- _Work to complete_:
Starting at the first line of the data, print each line verbatim up to and including the line bearing "TICK_POS = list(range(len(TICK_Q)))", omitting pictures.

- _Information shown_:
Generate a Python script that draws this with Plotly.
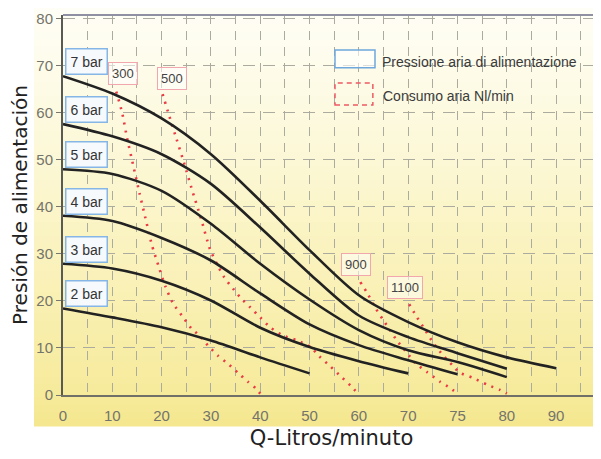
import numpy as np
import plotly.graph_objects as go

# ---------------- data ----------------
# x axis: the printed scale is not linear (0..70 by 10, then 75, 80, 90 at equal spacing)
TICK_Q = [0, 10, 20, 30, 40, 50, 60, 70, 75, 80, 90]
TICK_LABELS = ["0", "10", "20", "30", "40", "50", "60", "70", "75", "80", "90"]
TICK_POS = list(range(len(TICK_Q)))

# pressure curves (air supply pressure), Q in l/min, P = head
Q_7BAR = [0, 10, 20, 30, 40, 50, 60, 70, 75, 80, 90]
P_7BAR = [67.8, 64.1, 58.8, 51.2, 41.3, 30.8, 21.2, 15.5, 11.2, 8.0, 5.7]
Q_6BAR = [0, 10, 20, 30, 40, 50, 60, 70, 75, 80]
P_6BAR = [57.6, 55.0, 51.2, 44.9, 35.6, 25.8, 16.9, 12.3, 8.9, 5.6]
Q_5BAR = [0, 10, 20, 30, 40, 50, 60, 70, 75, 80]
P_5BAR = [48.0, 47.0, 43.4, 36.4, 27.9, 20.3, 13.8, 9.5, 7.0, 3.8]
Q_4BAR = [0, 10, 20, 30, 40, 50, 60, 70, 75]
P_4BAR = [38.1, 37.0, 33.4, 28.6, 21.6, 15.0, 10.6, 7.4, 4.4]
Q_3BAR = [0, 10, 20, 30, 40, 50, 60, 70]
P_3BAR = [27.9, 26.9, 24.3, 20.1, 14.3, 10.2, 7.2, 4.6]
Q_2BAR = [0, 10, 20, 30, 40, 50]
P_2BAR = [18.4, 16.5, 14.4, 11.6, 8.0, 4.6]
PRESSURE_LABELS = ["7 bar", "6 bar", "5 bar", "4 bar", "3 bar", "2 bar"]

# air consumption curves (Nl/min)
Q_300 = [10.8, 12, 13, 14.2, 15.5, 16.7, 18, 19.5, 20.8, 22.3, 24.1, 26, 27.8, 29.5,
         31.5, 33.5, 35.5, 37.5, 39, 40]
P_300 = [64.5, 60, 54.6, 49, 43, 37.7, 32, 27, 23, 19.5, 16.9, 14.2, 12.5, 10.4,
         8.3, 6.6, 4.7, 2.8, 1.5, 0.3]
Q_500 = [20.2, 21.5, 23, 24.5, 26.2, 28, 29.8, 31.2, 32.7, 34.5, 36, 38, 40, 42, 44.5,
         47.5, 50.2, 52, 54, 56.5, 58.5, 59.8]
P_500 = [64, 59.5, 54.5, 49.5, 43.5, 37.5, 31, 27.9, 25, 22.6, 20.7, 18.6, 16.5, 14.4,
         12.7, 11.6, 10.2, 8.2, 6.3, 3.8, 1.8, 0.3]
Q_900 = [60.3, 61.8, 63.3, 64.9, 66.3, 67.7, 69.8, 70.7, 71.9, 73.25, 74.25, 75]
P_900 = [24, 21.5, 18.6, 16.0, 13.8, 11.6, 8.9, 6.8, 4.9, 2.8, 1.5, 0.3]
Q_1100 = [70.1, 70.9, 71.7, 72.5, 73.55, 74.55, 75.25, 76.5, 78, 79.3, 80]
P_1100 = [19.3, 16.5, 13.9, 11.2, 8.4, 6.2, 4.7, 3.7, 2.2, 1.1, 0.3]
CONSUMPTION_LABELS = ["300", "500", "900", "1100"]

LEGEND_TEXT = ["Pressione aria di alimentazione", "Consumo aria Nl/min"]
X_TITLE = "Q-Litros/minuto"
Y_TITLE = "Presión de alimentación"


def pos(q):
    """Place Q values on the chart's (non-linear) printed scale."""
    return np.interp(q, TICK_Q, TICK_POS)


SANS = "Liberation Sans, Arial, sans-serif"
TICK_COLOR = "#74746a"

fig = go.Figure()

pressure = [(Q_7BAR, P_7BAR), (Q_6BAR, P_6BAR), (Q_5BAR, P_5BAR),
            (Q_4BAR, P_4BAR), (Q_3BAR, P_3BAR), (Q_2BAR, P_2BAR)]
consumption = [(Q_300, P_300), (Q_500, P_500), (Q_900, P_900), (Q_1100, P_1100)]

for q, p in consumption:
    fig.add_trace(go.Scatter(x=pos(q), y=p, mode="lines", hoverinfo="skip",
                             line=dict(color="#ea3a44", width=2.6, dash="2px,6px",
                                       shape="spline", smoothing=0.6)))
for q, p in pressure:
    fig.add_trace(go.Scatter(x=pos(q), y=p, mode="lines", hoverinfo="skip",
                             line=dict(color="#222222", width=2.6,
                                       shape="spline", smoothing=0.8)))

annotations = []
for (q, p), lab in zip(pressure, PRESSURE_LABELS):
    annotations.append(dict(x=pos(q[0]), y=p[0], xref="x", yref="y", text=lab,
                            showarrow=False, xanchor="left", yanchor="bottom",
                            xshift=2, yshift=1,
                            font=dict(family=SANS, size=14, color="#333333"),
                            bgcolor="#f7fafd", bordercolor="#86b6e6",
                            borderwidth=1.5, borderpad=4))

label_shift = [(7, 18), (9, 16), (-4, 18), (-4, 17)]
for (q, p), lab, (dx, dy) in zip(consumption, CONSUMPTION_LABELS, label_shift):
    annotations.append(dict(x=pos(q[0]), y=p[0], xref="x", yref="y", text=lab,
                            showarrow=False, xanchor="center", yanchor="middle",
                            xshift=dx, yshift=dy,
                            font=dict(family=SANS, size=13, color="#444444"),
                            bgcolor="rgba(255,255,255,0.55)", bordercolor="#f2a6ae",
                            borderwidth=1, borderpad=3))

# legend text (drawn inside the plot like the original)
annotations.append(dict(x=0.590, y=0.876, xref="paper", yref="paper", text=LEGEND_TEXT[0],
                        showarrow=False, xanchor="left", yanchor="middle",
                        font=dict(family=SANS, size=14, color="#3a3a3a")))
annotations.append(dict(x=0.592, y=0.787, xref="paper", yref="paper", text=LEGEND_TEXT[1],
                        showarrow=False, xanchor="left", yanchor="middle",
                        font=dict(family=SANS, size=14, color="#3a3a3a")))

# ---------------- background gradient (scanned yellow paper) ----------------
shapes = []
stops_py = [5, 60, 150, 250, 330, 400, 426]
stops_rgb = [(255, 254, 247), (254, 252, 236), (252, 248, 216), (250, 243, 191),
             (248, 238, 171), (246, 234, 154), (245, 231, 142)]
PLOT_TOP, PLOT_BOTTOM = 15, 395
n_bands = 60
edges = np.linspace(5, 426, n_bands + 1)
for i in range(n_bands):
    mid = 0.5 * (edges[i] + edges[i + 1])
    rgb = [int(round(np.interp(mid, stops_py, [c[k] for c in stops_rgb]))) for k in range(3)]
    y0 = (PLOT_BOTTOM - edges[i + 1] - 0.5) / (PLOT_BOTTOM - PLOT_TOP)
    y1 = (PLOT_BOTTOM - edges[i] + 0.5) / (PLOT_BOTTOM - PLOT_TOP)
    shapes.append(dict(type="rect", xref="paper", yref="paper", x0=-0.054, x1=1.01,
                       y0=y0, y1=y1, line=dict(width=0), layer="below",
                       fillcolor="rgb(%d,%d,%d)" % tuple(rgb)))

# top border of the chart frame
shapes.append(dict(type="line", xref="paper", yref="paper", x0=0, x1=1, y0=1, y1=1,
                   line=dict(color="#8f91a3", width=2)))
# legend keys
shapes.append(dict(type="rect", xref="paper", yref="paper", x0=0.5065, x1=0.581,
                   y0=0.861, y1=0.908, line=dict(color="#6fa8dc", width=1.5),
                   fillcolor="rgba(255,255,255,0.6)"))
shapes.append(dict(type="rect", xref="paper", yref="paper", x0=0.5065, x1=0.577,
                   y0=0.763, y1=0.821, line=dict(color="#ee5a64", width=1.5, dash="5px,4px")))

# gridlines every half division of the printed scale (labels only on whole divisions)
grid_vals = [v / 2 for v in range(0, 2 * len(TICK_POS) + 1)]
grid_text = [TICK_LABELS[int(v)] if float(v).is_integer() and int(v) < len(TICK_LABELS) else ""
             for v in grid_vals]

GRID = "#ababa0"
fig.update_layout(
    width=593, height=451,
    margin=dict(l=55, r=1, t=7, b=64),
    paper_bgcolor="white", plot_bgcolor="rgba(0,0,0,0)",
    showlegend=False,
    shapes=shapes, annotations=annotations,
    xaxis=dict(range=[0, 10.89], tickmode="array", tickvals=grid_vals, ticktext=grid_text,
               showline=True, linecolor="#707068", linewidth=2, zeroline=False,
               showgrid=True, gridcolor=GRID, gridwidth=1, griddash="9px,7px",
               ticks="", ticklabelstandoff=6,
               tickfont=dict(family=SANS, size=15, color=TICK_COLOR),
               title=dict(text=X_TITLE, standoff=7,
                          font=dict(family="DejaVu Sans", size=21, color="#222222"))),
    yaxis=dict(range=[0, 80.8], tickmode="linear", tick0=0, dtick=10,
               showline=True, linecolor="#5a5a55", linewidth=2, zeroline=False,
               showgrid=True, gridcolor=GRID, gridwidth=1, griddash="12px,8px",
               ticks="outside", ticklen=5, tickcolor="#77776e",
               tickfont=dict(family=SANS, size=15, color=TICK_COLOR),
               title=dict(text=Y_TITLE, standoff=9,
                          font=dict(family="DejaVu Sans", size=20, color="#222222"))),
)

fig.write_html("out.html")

- _Written answer_:
Generate a Python script that draws this with Plotly.
import numpy as np
import plotly.graph_objects as go

# ---------------- data ----------------
# x axis: the printed scale is not linear (0..70 by 10, then 75, 80, 90 at equal spacing)
TICK_Q = [0, 10, 20, 30, 40, 50, 60, 70, 75, 80, 90]
TICK_LABELS = ["0", "10", "20", "30", "40", "50", "60", "70", "75", "80", "90"]
TICK_POS = list(range(len(TICK_Q)))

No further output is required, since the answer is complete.